▶ REQUEST
Print the entries that appear below, exactly as written and without their pictures.

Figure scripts
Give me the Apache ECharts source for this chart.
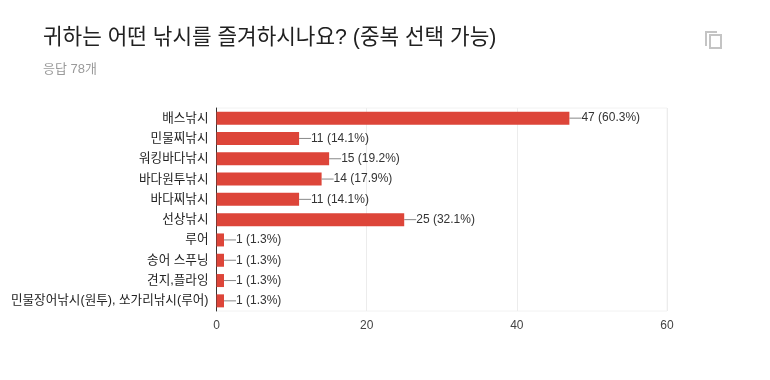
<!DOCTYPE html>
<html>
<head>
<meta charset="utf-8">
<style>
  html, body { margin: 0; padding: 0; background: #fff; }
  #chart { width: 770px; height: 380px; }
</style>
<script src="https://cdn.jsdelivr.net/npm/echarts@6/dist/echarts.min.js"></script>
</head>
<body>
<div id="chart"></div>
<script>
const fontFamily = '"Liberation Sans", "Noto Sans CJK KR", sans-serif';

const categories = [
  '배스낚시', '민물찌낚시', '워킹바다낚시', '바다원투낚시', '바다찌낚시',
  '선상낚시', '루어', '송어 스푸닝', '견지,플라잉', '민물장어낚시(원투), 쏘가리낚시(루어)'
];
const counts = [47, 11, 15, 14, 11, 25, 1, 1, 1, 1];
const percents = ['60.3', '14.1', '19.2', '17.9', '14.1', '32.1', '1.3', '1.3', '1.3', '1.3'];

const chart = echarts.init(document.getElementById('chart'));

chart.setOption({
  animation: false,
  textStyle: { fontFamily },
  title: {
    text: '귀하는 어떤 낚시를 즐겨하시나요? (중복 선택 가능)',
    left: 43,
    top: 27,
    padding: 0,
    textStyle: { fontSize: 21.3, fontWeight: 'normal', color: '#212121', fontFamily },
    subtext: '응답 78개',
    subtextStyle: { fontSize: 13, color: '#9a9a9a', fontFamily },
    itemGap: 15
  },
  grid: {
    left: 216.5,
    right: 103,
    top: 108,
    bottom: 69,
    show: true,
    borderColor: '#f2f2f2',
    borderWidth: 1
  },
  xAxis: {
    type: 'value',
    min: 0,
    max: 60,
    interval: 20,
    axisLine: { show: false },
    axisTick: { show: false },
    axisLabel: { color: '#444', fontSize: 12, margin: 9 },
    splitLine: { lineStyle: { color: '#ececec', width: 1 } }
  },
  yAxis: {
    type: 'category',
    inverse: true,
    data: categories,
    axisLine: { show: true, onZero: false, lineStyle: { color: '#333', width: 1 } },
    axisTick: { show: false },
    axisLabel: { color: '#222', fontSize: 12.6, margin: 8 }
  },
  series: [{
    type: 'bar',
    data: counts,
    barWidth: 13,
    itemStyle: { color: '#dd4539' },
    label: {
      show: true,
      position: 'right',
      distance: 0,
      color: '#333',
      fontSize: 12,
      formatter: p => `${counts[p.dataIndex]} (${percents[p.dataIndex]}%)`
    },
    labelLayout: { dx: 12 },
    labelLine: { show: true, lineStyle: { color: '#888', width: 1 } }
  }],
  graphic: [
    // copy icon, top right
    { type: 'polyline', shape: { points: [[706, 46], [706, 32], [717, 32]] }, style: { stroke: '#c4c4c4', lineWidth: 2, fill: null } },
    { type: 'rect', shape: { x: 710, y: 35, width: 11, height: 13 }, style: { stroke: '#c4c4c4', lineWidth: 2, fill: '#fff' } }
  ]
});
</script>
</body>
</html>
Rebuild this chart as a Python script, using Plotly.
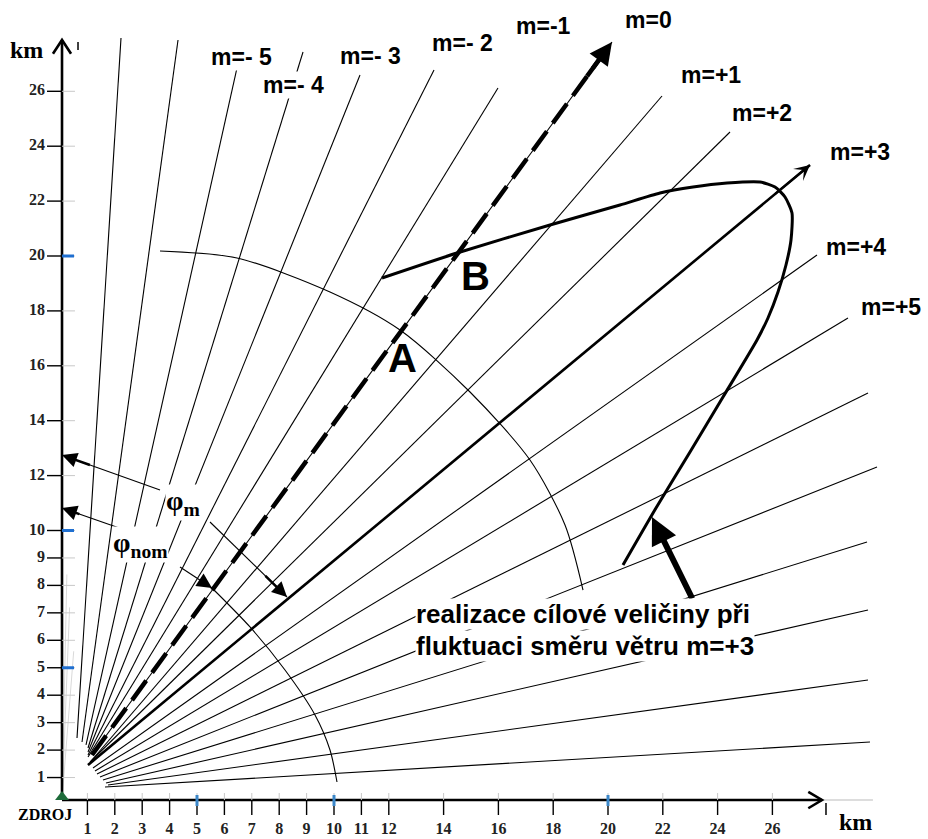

▶ COMPLETE OUTPUT
Give me the Apache ECharts source for this chart.
<!DOCTYPE html>
<html>
<head>
<meta charset="utf-8">
<style>
  html, body { margin: 0; padding: 0; background: #fff; }
  #chart { width: 770px; height: 380px; }
</style>
<script src="https://cdn.jsdelivr.net/npm/echarts@6/dist/echarts.min.js"></script>
</head>
<body>
<div id="chart"></div>
<script>
const fontFamily = '"Liberation Sans", "Noto Sans CJK KR", sans-serif';

const categories = [
  '배스낚시', '민물찌낚시', '워킹바다낚시', '바다원투낚시', '바다찌낚시',
  '선상낚시', '루어', '송어 스푸닝', '견지,플라잉', '민물장어낚시(원투), 쏘가리낚시(루어)'
];
const counts = [47, 11, 15, 14, 11, 25, 1, 1, 1, 1];
const percents = ['60.3', '14.1', '19.2', '17.9', '14.1', '32.1', '1.3', '1.3', '1.3', '1.3'];

const chart = echarts.init(document.getElementById('chart'));

chart.setOption({
  animation: false,
  textStyle: { fontFamily },
  title: {
    text: '귀하는 어떤 낚시를 즐겨하시나요? (중복 선택 가능)',
    left: 43,
    top: 27,
    padding: 0,
    textStyle: { fontSize: 21.3, fontWeight: 'normal', color: '#212121', fontFamily },
    subtext: '응답 78개',
    subtextStyle: { fontSize: 13, color: '#9a9a9a', fontFamily },
    itemGap: 15
  },
  grid: {
    left: 216.5,
    right: 103,
    top: 108,
    bottom: 69,
    show: true,
    borderColor: '#f2f2f2',
    borderWidth: 1
  },
  xAxis: {
    type: 'value',
    min: 0,
    max: 60,
    interval: 20,
    axisLine: { show: false },
    axisTick: { show: false },
    axisLabel: { color: '#444', fontSize: 12, margin: 9 },
    splitLine: { lineStyle: { color: '#ececec', width: 1 } }
  },
  yAxis: {
    type: 'category',
    inverse: true,
    data: categories,
    axisLine: { show: true, onZero: false, lineStyle: { color: '#333', width: 1 } },
    axisTick: { show: false },
    axisLabel: { color: '#222', fontSize: 12.6, margin: 8 }
  },
  series: [{
    type: 'bar',
    data: counts,
    barWidth: 13,
    itemStyle: { color: '#dd4539' },
    label: {
      show: true,
      position: 'right',
      distance: 0,
      color: '#333',
      fontSize: 12,
      formatter: p => `${counts[p.dataIndex]} (${percents[p.dataIndex]}%)`
    },
    labelLayout: { dx: 12 },
    labelLine: { show: true, lineStyle: { color: '#888', width: 1 } }
  }],
  graphic: [
    // copy icon, top right
    { type: 'polyline', shape: { points: [[706, 46], [706, 32], [717, 32]] }, style: { stroke: '#c4c4c4', lineWidth: 2, fill: null } },
    { type: 'rect', shape: { x: 710, y: 35, width: 11, height: 13 }, style: { stroke: '#c4c4c4', lineWidth: 2, fill: '#fff' } }
  ]
});
</script>
</body>
</html>
Rebuild this chart as a Python script, using Plotly.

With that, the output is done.